WHAT TO PRODUCE
Find all the lines with "that" and gather them.

# MATERIAL PROVIDED start

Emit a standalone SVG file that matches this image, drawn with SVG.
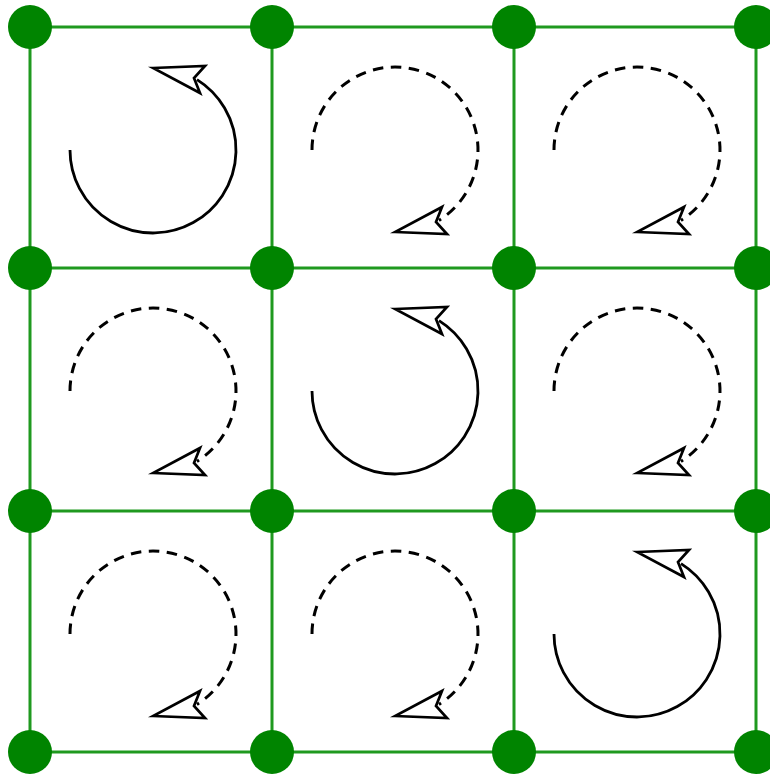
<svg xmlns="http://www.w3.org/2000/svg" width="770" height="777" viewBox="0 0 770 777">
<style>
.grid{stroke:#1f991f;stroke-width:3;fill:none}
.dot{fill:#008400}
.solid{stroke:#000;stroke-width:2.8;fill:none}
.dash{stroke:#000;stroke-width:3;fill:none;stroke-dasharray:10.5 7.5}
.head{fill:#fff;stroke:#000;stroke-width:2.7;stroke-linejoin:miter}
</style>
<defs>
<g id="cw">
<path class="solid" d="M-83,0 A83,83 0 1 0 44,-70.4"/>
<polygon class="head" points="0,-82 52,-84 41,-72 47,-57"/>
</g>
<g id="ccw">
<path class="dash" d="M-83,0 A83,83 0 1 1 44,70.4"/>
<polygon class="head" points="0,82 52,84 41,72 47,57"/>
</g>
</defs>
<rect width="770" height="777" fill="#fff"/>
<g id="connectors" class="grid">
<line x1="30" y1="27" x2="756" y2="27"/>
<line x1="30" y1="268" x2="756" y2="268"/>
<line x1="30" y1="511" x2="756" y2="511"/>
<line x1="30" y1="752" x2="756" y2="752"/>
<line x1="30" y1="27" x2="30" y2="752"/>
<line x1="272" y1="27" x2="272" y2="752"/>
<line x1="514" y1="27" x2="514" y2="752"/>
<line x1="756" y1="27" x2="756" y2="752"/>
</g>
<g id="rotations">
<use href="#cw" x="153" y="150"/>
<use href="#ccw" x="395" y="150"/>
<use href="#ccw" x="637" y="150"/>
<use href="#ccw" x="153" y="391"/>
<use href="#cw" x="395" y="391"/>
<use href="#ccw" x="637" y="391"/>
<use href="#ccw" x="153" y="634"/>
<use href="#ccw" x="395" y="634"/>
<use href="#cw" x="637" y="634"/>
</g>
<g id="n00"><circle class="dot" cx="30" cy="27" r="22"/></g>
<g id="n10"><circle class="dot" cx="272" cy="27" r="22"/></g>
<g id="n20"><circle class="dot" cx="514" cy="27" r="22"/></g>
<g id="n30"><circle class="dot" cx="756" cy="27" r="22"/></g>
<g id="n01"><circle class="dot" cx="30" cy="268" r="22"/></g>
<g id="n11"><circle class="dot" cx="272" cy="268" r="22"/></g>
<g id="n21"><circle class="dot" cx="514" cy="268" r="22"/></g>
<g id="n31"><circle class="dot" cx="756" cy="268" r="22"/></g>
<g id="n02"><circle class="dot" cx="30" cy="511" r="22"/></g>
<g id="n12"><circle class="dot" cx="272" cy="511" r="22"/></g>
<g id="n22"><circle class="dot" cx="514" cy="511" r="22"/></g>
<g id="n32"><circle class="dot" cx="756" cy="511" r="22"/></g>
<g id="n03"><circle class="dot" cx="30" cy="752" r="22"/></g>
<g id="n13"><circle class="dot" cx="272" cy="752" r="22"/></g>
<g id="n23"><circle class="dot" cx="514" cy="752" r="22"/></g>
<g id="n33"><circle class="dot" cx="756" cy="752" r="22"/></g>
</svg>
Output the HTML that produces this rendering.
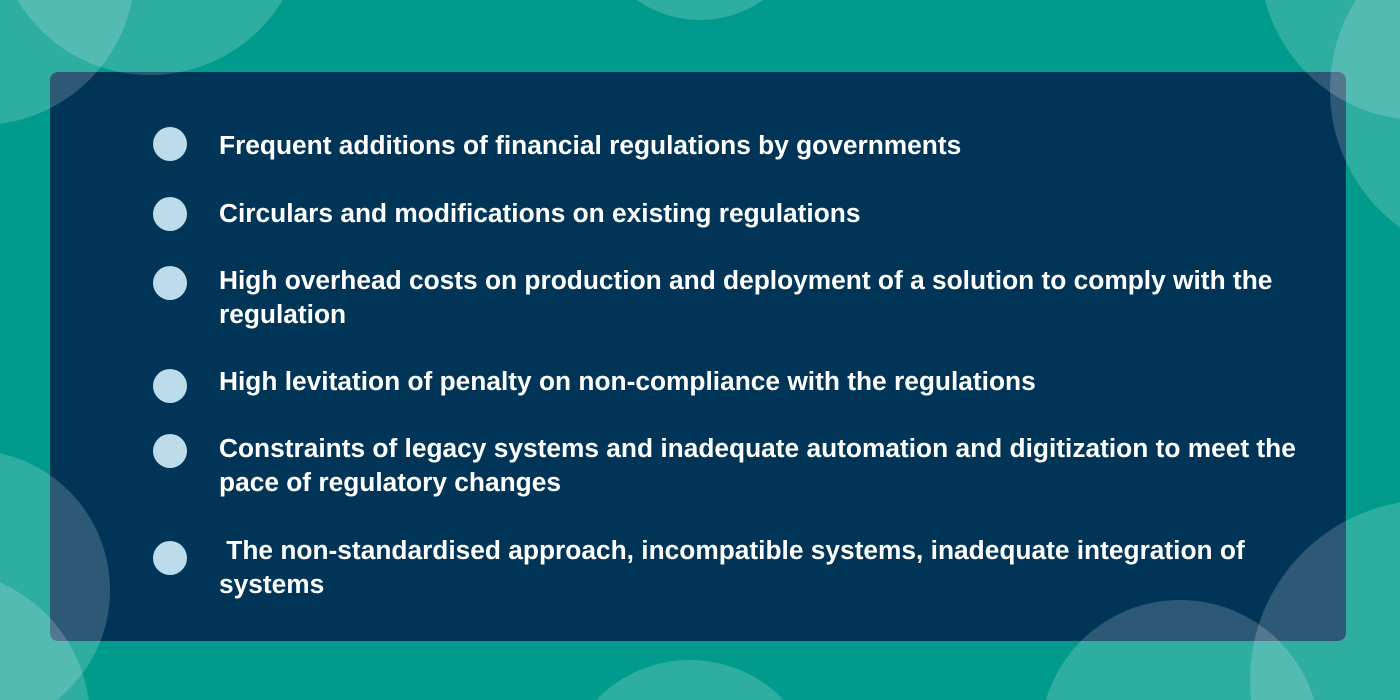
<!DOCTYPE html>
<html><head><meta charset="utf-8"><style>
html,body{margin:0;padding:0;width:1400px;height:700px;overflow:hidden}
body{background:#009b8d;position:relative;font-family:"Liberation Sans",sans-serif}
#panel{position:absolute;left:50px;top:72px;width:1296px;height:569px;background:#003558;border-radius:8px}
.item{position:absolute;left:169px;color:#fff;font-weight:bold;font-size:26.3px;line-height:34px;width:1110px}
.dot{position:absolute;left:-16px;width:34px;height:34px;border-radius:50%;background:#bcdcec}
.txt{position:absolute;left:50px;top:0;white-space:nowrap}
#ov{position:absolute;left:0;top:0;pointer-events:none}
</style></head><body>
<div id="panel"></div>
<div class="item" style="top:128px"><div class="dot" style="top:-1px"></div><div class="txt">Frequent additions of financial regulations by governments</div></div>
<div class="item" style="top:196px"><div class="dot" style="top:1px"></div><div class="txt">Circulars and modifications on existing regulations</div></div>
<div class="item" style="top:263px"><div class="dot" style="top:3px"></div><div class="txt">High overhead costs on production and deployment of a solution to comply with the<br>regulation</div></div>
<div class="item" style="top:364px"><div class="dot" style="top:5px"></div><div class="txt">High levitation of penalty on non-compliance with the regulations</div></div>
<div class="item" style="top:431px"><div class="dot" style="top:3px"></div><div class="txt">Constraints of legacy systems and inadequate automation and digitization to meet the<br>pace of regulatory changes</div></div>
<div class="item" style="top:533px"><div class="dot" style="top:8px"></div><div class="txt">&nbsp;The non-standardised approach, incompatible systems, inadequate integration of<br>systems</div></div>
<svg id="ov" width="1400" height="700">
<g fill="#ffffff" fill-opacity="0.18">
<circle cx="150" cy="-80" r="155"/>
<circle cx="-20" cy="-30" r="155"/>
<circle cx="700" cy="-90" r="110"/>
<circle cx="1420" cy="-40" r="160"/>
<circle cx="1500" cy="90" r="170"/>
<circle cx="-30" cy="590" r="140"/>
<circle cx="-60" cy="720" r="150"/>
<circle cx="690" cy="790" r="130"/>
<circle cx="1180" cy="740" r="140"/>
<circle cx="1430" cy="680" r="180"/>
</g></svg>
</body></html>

# MATERIAL PROVIDED end

THE OUTPUT
Emit a standalone SVG file that matches this image, drawn with SVG.
Output the HTML that produces this rendering.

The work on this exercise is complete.